More specifically, someone Iran taught how to make nuclear weapons, as to avoid it being tracked back to them.
This is to say nothing about their selling weapons to the Syrians and being a general thorn in the side of those trying to fight the War on Terror. They want to drag anchor on us, then expect us to help them? I think not.
So, *boo hoo hoo* about Chechnya, Russia.
You mean neo conservatives. They took down Yugoslavia and now they're after Russia. America is the last thing on their minds.
You sure jump to conclusions!! Clinton gave them to North Korea. Putin is IMHO not that stupid and has done no such thing in Iran.
What "war on terror" are you talking about? The U.S. is on the wrong side of THEIR war on terror!
Jump to conclusions? Putin is following in Clinton's footsteps with this 'civilian use' reactor nonsense. That you would use the North Korean example and fail to see the connection is remarkable.
I'm talking about the international Islamic extremists, loosely aligned with Al Qaida, and fueled off of a Saudi funded world-wide network of fanatical schools and mosques. Heard of it?
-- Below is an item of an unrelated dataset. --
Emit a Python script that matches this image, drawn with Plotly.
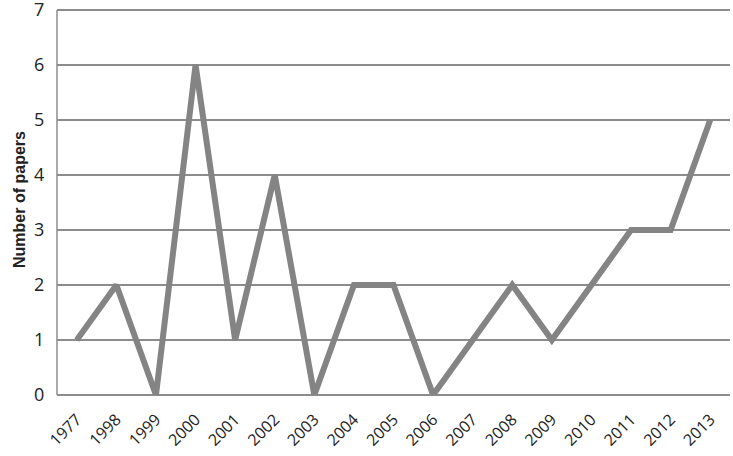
import plotly.graph_objects as go

years = ["1977", "1998", "1999", "2000", "2001", "2002", "2003", "2004", "2005",
         "2006", "2007", "2008", "2009", "2010", "2011", "2012", "2013"]
papers = [1, 2, 0, 6, 1, 4, 0, 2, 2, 0, 1, 2, 1, 2, 3, 3, 5]
y_ticks = [0, 1, 2, 3, 4, 5, 6, 7]

fig = go.Figure()
fig.add_trace(go.Scatter(x=years, y=papers, mode="lines",
                         line=dict(color="#848484", width=6),
                         cliponaxis=False))

fig.update_layout(
    width=733, height=456,
    margin=dict(l=57, r=3, t=4, b=61),
    paper_bgcolor="white", plot_bgcolor="white",
    showlegend=False,
    font=dict(family="Open Sans, sans-serif", color="#222", size=16),
)
fig.update_xaxes(type="category", range=[-0.5, 16.5], tickangle=-45,
                 showgrid=False, showline=False, automargin=False,
                 ticks="outside", ticklen=8, tickcolor="rgba(0,0,0,0)",
                 tickfont=dict(size=16))
fig.update_yaxes(range=[0, 7.108], tickmode="array", tickvals=y_ticks,
                 ticktext=[str(v) for v in y_ticks],
                 showgrid=True, gridcolor="#8c8c8c", gridwidth=1.5, showline=False,
                 zeroline=True, zerolinecolor="#8c8c8c", zerolinewidth=1.5,
                 ticks="outside", ticklen=8, tickcolor="rgba(0,0,0,0)",
                 tickfont=dict(size=18), automargin=False,
                 ticklabeloverflow="allow",
                 title=dict(text="<b>Number of papers</b>", standoff=4,
                            font=dict(family="Liberation Sans, Arial, sans-serif", size=16)))

# left axis line only up to the top gridline
fig.add_shape(type="line", xref="paper", yref="y", x0=0, x1=0, y0=0, y1=7,
              line=dict(color="#8c8c8c", width=1.5))

# drop the browser's default body margin so the figure sits at the page origin
fig.write_html("out.html", config={"displayModeBar": False},
               post_script="document.body.style.margin='0';")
We may be on the wrong side of their little war in Chechnya, but that fight didn't exactly start in 2001. There's a long, long history of conflict between Russia and Chechnya, and it's only recently been one of Islamic extremism.
The Russians know that, of course. If they wanted to end the problem, they'd have let Chechnya go the way of Latvia and Estonia long ago. We don't have that option.
I'm talking about the international Islamic extremists, loosely aligned with Al Qaida, and fueled off of a Saudi funded world-wide network of fanatical schools and mosques. Heard of it?
If this is what the "war on terror" is supposed to be all about, then weren't we on the wrong side in the first Gulf War?
Are you comparing Latvia and Estonia with Chechnya? I don't recall Latvia and Estonia committed to terrorism in Russia. Let's discuss this reasonably.